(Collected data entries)
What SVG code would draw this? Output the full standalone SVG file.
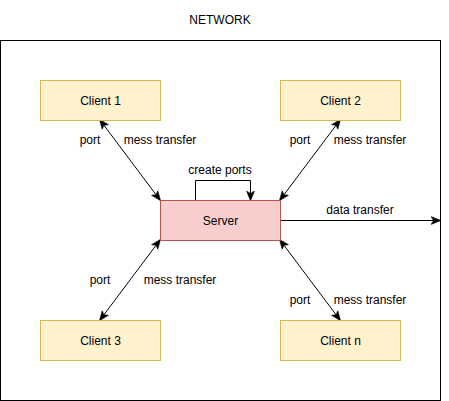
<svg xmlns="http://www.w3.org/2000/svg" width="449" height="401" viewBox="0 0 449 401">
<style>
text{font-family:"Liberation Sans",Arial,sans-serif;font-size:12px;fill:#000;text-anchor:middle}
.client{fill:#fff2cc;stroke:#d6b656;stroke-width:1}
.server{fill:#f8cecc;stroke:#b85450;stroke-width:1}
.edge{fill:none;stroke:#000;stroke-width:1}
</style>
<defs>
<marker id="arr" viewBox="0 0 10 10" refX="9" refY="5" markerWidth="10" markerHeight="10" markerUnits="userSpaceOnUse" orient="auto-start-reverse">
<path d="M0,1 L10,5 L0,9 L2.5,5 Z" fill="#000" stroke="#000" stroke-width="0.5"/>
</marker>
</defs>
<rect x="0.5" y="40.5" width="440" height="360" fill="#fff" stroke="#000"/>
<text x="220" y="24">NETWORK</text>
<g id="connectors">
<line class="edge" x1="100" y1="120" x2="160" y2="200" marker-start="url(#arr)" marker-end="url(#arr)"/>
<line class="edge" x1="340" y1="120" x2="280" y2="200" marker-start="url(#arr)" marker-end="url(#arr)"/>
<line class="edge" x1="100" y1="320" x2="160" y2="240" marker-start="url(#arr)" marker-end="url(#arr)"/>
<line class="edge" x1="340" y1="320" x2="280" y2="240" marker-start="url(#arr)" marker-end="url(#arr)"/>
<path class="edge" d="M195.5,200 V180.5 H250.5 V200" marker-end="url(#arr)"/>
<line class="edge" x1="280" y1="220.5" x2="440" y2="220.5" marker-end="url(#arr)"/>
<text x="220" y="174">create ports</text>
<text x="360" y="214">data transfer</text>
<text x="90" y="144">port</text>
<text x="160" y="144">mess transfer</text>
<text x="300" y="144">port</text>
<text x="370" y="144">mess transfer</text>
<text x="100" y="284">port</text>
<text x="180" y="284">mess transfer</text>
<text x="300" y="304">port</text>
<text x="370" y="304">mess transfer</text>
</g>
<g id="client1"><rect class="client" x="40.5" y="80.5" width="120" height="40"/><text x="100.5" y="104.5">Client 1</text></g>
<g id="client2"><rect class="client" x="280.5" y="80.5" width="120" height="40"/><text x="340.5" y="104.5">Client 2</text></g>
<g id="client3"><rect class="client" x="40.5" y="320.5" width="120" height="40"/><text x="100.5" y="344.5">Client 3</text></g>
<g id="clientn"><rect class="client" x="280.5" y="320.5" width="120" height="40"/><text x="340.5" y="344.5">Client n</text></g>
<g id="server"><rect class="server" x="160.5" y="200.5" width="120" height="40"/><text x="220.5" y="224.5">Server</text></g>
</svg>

...

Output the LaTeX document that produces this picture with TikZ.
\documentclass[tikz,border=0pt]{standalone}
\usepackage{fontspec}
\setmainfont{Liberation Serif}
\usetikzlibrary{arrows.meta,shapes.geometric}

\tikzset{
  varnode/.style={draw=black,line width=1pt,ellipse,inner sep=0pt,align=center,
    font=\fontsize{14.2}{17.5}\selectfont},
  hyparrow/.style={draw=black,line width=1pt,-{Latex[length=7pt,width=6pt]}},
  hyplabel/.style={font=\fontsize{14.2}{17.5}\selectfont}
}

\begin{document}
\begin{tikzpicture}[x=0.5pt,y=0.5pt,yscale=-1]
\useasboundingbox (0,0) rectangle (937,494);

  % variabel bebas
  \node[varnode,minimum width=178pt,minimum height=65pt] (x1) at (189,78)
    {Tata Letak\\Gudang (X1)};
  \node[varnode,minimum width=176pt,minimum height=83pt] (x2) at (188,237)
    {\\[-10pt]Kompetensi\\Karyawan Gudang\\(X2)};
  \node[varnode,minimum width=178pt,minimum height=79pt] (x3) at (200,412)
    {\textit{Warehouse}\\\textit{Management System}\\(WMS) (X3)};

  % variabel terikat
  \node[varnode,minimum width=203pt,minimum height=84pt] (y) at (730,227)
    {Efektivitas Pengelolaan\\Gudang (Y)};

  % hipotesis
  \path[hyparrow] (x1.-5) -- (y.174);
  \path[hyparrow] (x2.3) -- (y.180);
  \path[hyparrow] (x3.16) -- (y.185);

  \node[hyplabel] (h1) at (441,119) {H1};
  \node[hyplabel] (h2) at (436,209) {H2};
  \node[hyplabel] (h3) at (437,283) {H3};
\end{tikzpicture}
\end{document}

# Task requirements
Begin with the line containing "Output the LaTeX" and end with the line containing "(x3.16) -- (y.185);"; repeat every line from start to finish exactly, and nothing outside them.

# Response
Output the LaTeX document that produces this picture with TikZ.
\documentclass[tikz,border=0pt]{standalone}
\usepackage{fontspec}
\setmainfont{Liberation Serif}
\usetikzlibrary{arrows.meta,shapes.geometric}

\tikzset{
  varnode/.style={draw=black,line width=1pt,ellipse,inner sep=0pt,align=center,
    font=\fontsize{14.2}{17.5}\selectfont},
  hyparrow/.style={draw=black,line width=1pt,-{Latex[length=7pt,width=6pt]}},
  hyplabel/.style={font=\fontsize{14.2}{17.5}\selectfont}
}

\begin{document}
\begin{tikzpicture}[x=0.5pt,y=0.5pt,yscale=-1]
\useasboundingbox (0,0) rectangle (937,494);

  % variabel bebas
  \node[varnode,minimum width=178pt,minimum height=65pt] (x1) at (189,78)
    {Tata Letak\\Gudang (X1)};
  \node[varnode,minimum width=176pt,minimum height=83pt] (x2) at (188,237)
    {\\[-10pt]Kompetensi\\Karyawan Gudang\\(X2)};
  \node[varnode,minimum width=178pt,minimum height=79pt] (x3) at (200,412)
    {\textit{Warehouse}\\\textit{Management System}\\(WMS) (X3)};

  % variabel terikat
  \node[varnode,minimum width=203pt,minimum height=84pt] (y) at (730,227)
    {Efektivitas Pengelolaan\\Gudang (Y)};

  % hipotesis
  \path[hyparrow] (x1.-5) -- (y.174);
  \path[hyparrow] (x2.3) -- (y.180);
  \path[hyparrow] (x3.16) -- (y.185);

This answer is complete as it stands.